A Perfect Time

Personal health, public health, our bodies, our breath, our behaviour, how we live our life from moment to moment is at the forefront of our minds for much of the day.

These minds are focused on ourselves, our loved ones, our immediate environment, our personal space, the choices we make from the moment we awaken to the time we lay down in bed at night. And, if you are like me, our dreams too!

A focused mind is one of the prime goals of yoga. From the very first class you will be encouraged to develop awareness of mind and self through the spiritual tool of the body. Words used by your teacher may not say this directly, but for instance: as you stand there in tadasana becoming aware of your body you begin to tune into your relationship with the earth and its gravitational pull. You learn that it takes a lot of practise to stand still and then, just when you’re mastering this discipline, you are asked to stand on your head!

A good teacher to guide you on this yogic journey is invaluable. The closure of classes may disturb your learning process and the length of this closure is unknown. Your learning may be impeded in some ways but can develop in others. Not only can your practice continue but may deepen to meet your personal needs as you become more familiar with the role played by mind and emotions in disturbing your equilibrium.

If you haven’t established a personal practice this is a good time to do so. By sending out regular bulletins, the PD Committee and staff of the Iyengar Yoga Centre of Victoria will endeavour to help you establish, build or refine your personal practice. There are already several practices posted on our website along with other promotional literature.

We don’t want to catch Covid-19. We may or we may not. That decision is not entirely in our own well-scrubbed hands. What is within reach is to start practising yoga regularly in whatever private space you have available. The props we have at the Centre are helpful, but your living space is full of props from windowsills, chairs, tables and, best of all, a clean floor!

Stand in tadasana. Lie in supta baddhakonasana.
If you have learned inversions, turn yourself upside down.
Above all, tune into your breath taking slow smooth inhalations and exhalations
— lying, sitting, squatting, standing and moving.

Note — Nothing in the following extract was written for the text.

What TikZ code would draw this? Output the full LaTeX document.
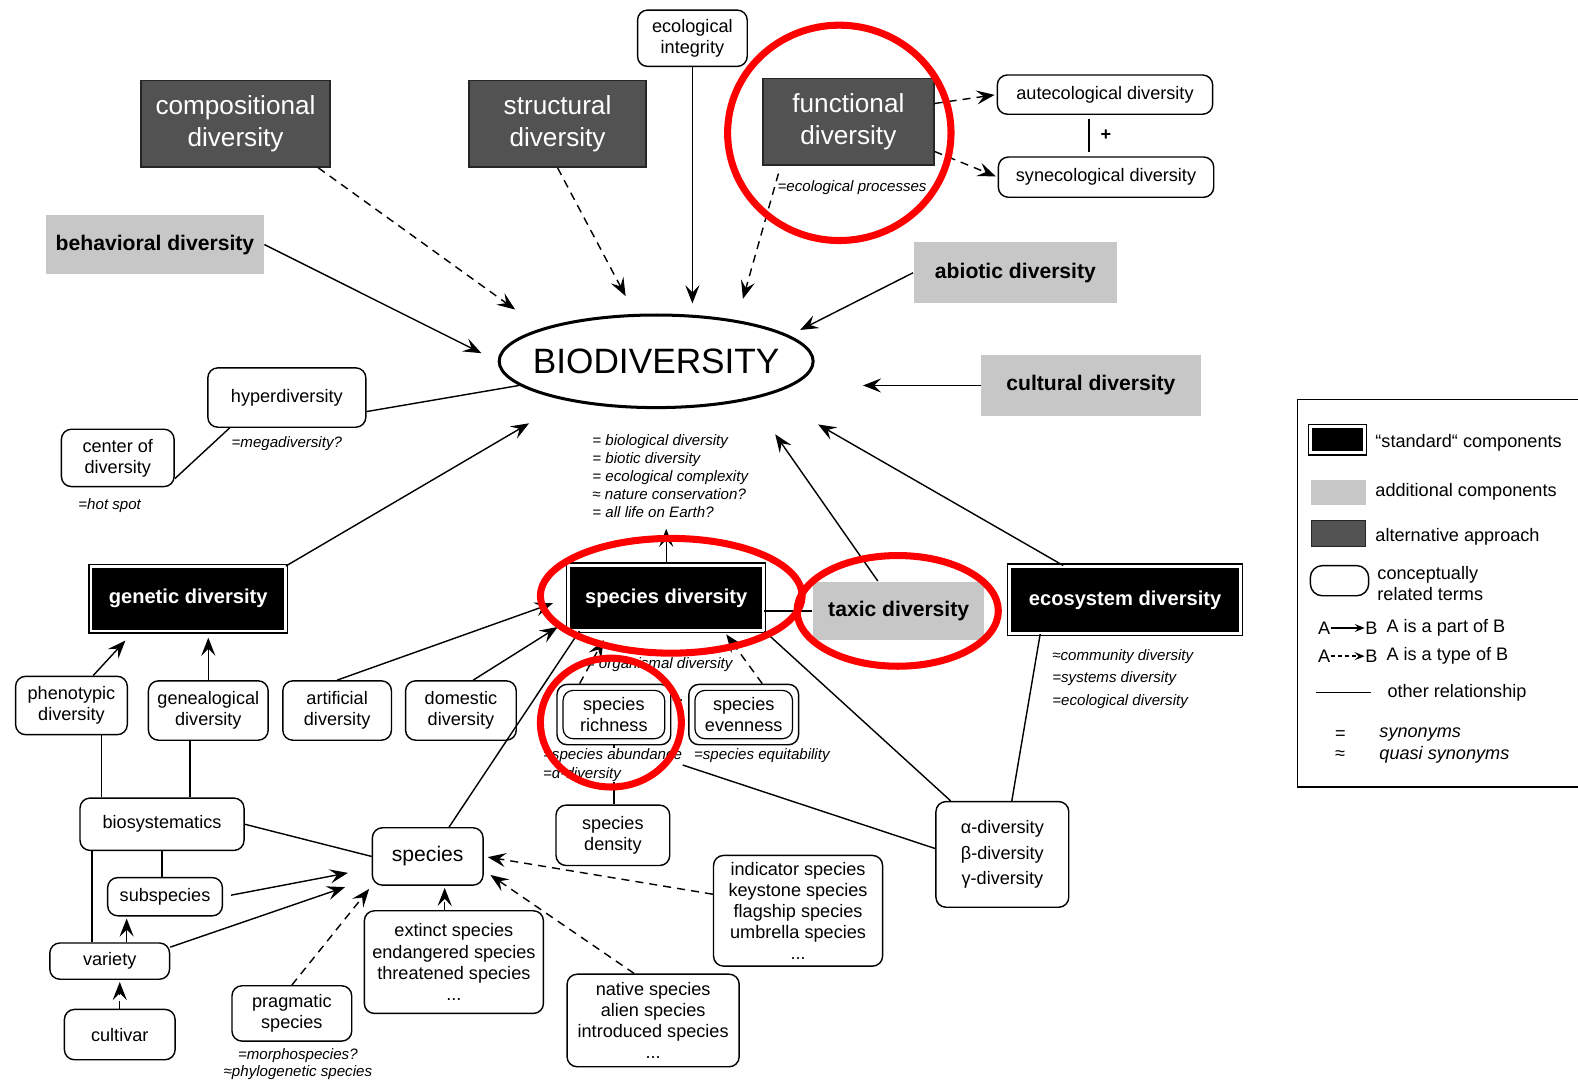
\documentclass[tikz,border=0pt]{standalone}
\usepackage{fontspec}
\setmainfont{Liberation Sans}
\usetikzlibrary{arrows.meta,positioning,shapes.geometric}

\begin{document}
\begin{tikzpicture}[x=0.5pt,y=-0.5pt,>={Stealth[length=9pt,width=7pt,inset=3.5pt]},line width=0.7pt,
    rel node/.style={draw,rounded corners=5pt,fill=white,align=center,inner sep=2pt,font=\fontsize{9}{10.5}\selectfont},
    dbl node/.style={rel node,path picture={\draw[line width=0.6pt] ([shift={(3pt,3pt)}]path picture bounding box.south west) rectangle ([shift={(-3pt,-3pt)}]path picture bounding box.north east);}},
    std node/.style={draw,fill=black,double=white,double distance=1.4pt,line width=0.6pt,text=white,font=\bfseries\fontsize{10}{12}\selectfont},
    add node/.style={fill=black!22,font=\bfseries\fontsize{10.5}{12}\selectfont},
    alt node/.style={draw=black!85,fill=black!68,text=white,align=center,font=\fontsize{13}{15.5}\selectfont},
    syn text/.style={font=\itshape\fontsize{7.5}{9}\selectfont,align=left,inner sep=0pt},
    legend text/.style={anchor=west,inner sep=0pt,align=left,font=\fontsize{9}{10.5}\selectfont},
    box size/.style 2 args={minimum width=#1pt,minimum height=#2pt},
    part of/.style={->},
    type of/.style={->,dash pattern=on 4pt off 3pt},
    mark ring/.style={draw=red,line width=3.5pt}]
\useasboundingbox (0,0) rectangle (1568,1078);

% top row
\node[rel node,box size={54.5}{28}] (ecoint) at (688,38) {ecological\\integrity};
\node[alt node,box size={94}{43}] (comp) at (234,123) {compositional\\diversity};
\node[alt node,box size={88}{43}] (struc) at (554,123) {structural\\diversity};
\node[alt node,box size={85}{43}] (func) at (843,121) {functional\\diversity};
\node[rel node,box size={107}{19.5}] (autec) at (1098,94) {autecological diversity};
\node[rel node,box size={107}{20}] (synec) at (1099,176) {synecological diversity};
\node[syn text,anchor=west] (funcsyn) at (772,186) {=ecological processes};
\node[add node,box size={108}{29.5}] (behav) at (154,243) {behavioral diversity};
\node[add node,box size={101}{30.5}] (abio) at (1009,271) {abiotic diversity};

% centre
\node[ellipse,draw,line width=1.5pt,inner xsep=-8pt,inner ysep=3pt,box size={156}{46},font=\fontsize{17.5}{20}\selectfont] (bio) at (652,359) {BIODIVERSITY};
\node[add node,box size={109}{30}] (cult) at (1084,383) {cultural diversity};
\node[rel node,box size={78.5}{29.5}] (hyper) at (285,395) {hyperdiversity};
\node[syn text,below=4pt of hyper] (hypersyn) {=megadiversity?};
\node[rel node,box size={56}{28.5}] (hotspot) at (117,455) {center of\\diversity};
\node[syn text,below=5pt of hotspot,xshift=-4pt] (hotsyn) {=hot spot};
\node[syn text,anchor=north west] (biosyn) at (588,431) {= biological diversity\\= biotic diversity\\= ecological complexity\\≈ nature conservation?\\= all life on Earth?};

% standard components
\node[std node,box size={96.5}{32}] (genetic) at (187,595) {genetic diversity};
\node[std node,box size={97}{32.5}] (spd) at (662,594) {species diversity};
\node[add node,box size={85}{29}] (taxic) at (893,607) {taxic diversity};
\node[std node,box size={115}{33.5}] (ecosys) at (1118,596) {ecosystem diversity};
\node[syn text,anchor=north west,font=\itshape\fontsize{7.5}{11}\selectfont] (ecosyn) at (1045,645) {≈community diversity\\=systems diversity\\=ecological diversity};
\node[syn text] (orgsyn) at (655,660) {= organismal diversity};

% lower part
\node[rel node,box size={55.5}{29}] (phen) at (71,701) {phenotypic\\diversity};
\node[rel node,box size={59.5}{29.5}] (geneal) at (207,706) {genealogical\\diversity};
\node[rel node,box size={54}{29.5}] (art) at (335,706) {artificial\\diversity};
\node[rel node,box size={55}{29.5}] (dom) at (458,706) {domestic\\diversity};
\node[dbl node,box size={56.5}{30}] (rich) at (610,710) {species\\richness};
\node[font=\bfseries\fontsize{9}{10}\selectfont] (plus) at (673,697) {+};
\node[dbl node,box size={54.5}{30}] (even) at (739,710) {species\\evenness};
\node[syn text,anchor=west] (evensyn) at (689,751) {=species equitability};
\node[rel node,box size={56.5}{30}] (dens) at (609,830) {species\\density};
\node[rel node,box size={66}{52.5},font=\fontsize{9}{12.5}\selectfont] (alpha) at (996,849) {α-diversity\\β-diversity\\γ-diversity};
\node[rel node,box size={81.5}{26}] (biosys) at (161,819) {biosystematics};
\node[rel node,box size={55}{28.5},font=\fontsize{10.5}{12}\selectfont] (species) at (425,851) {species};
\node[rel node,box size={57}{19}] (subsp) at (164,891) {subspecies};
\node[rel node,box size={59.5}{18}] (variety) at (109,955) {variety};
\node[rel node,box size={55}{25}] (cultivar) at (119,1028) {cultivar};
\node[rel node,box size={59.5}{27.5}] (prag) at (290,1007) {pragmatic\\species};
\node[syn text,below=3pt of prag,xshift=3pt,align=center,font=\itshape\fontsize{7.5}{8.5}\selectfont] (pragsyn) {=morphospecies?\\≈phylogenetic species};
\node[rel node,box size={89}{51}] (extinct) at (451,956) {extinct species\\endangered species\\threatened species\\...};
\node[rel node,box size={84}{55}] (indic) at (793,905) {indicator species\\keystone species\\flagship species\\umbrella species\\...};
\node[rel node,box size={85.5}{46}] (native) at (649,1014) {native species\\alien species\\introduced species\\...};

% is a part of
\path[part of]
    (behav.east) edge[shorten >=9pt] (bio.west)
    (ecoint.south) edge[shorten >=5pt] (ecoint.south |- bio.north)
    (abio.west) edge[shorten >=6pt] (bio.11)
    (cult.west) edge[shorten >=24pt] (cult.west -| bio.east)
    (genetic.north east) edge[shorten >=22pt] (bio.204)
    (taxic.125) edge[shorten >=21pt] (bio.-22)
    (ecosys.151) edge[shorten >=29pt] (bio.-17)
    (spd.north) edge[shorten >=5pt] (spd.north |- biosyn.south)
    (art.north) edge[shorten >=8pt] (spd.west)
    (dom.68) edge[shorten >=6pt] (spd.193)
    (phen.54) edge[shorten >=6pt] (genetic.211)
    (geneal.north) edge[shorten >=3pt] (geneal.north |- genetic.south)
    (subsp.east) edge[shorten <=4pt,shorten >=12pt] (species.192)
    (variety.13) edge[shorten >=14pt] (species.201)
    (variety.48) edge[shorten >=1pt] (variety.48 |- subsp.south)
    ;

% is a type of
\path[type of]
    (comp.-28) edge[shorten >=16pt] (bio.164)
    (struc.south) edge[shorten >=10pt] (bio.114)
    (func.213) edge[shorten <=4pt,shorten >=11pt] (bio.27)
    (func.12) edge[shorten >=1pt] (autec.west)
    (func.-19) edge[shorten >=1pt] (synec.west)
    (rich.138) edge[shorten >=5pt] (spd.210)
    (even.59) edge[shorten >=2pt] (spd.-30)
    (cultivar.north) edge[shorten >=1pt] (cultivar.north |- variety.south)
    (prag.north) edge[shorten >=2pt] (species.south west)
    (species.-60 |- extinct.north) edge[shorten >=1pt] (species.-60)
    (indic.169) edge[shorten >=2pt] (species.east)
    (native.112) edge[shorten >=4pt] (species.-14)
    ;

% other relationships
\path
    (hyper.-10) edge (bio.190)
    (hotspot.-20) edge (hyper.208)
    (taxic.west) edge (taxic.west -| spd.east)
    (spd.south east) edge (alpha.134)
    (ecosys.202) edge (alpha.80)
    (species.54) edge (spd.201)
    (biosys.east) edge (species.west)
    (phen.-45) edge (phen.-45 |- biosys.north)
    (geneal.-121) edge (geneal.-121 |- biosys.north)
    (biosys.south) edge (biosys.south |- subsp.north)
    (biosys.201) edge (biosys.201 |- variety.north)
    (rich.south) edge (rich.south |- dens.north)
    (autec.-128) edge[shorten <=2pt,shorten >=2pt] node[right=2pt,font=\bfseries\fontsize{9}{10}\selectfont]{+} (autec.-128 |- synec.north)
    ;
\node[syn text,anchor=north west,fill=white,font=\itshape\fontsize{7.5}{9.5}\selectfont] (richsyn) at (539,743) {=species abundance\\=α-diversity};
\path (richsyn.east) edge (alpha.175);

% legend
\draw (1289,397) rectangle (1600,782);
\node[std node,box size={27}{13}] (lgstd) at (1329,437) {};
\node[legend text] (lgstdtext) at (1366,440) {“standard“ components};
\node[add node,box size={27}{12.5}] (lgadd) at (1330,489) {};
\node[legend text] (lgaddtext) at (1366,489) {additional components};
\node[alt node,box size={27}{13}] (lgalt) at (1330,530) {};
\node[legend text] (lgalttext) at (1366,533) {alternative approach};
\node[rel node,box size={29}{15},rounded corners=6pt] (lgrel) at (1331,577) {};
\node[legend text] (lgreltext) at (1368,580) {conceptually\\related terms};
\node[legend text] (lgA1) at (1309,624) {A};
\node[legend text] (lgB1) at (1356,624) {B};
\node[legend text] (lgpart) at (1377,624) {A is a part of B};
\node[legend text] (lgA2) at (1309,652) {A};
\node[legend text] (lgB2) at (1356,652) {B};
\node[legend text] (lgtype) at (1377,652) {A is a type of B};
\path[>={Stealth[length=5pt,width=4pt,inset=2pt]}]
    (lgA1) edge[part of] (lgB1)
    (lgA2) edge[type of,dash pattern=on 2pt off 1.5pt] (lgB2);
\coordinate (lgl1) at (1308,688);
\coordinate (lgl2) at (1362,688);
\draw[line width=0.5pt] (lgl1) -- (lgl2);
\node[legend text] (lgother) at (1378,688) {other relationship};
\node[legend text] (lgeq) at (1326,730) {=};
\node[legend text,font=\itshape\fontsize{9}{10.5}\selectfont] (lgsyn) at (1370,730) {synonyms};
\node[legend text] (lgapprox) at (1326,750) {≈};
\node[legend text,font=\itshape\fontsize{9}{10.5}\selectfont] (lgquasi) at (1370,750) {quasi synonyms};

% red marks
\draw[mark ring] (834,132) ellipse [x radius=55.5pt,y radius=53.5pt];
\draw[mark ring] (667,592) ellipse [x radius=65pt,y radius=28.5pt];
\draw[mark ring] (892,607) ellipse [x radius=50pt,y radius=27.5pt];
\draw[mark ring] (607,718) ellipse [x radius=35pt,y radius=32pt];
\end{tikzpicture}
\end{document}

I have the luxury of a designated yoga room at home, full of props, wall ropes, pelvic swings. Most of all I have the luxury of fifty years of yoga practice to draw on. That practice began at a very challenging time living in what was still a foreign country with a busy physician husband, three young children and a dog. It served its purpose then and continues to do so to this day.

If you are not in the habit of practising on your own, now is a perfect time to begin. If your knowledge is very limited now is a perfect time to remedy this. How can we help you until classes resume? Email us at iyoga@telus.net. And when classes do resume, you will benefit far more from them because of the personal practice you have established.

B.K.S. Iyengar never neglected his practice so let’s leave the last words to him:

Health is the state when the soul is given
The key of the body to roam at will.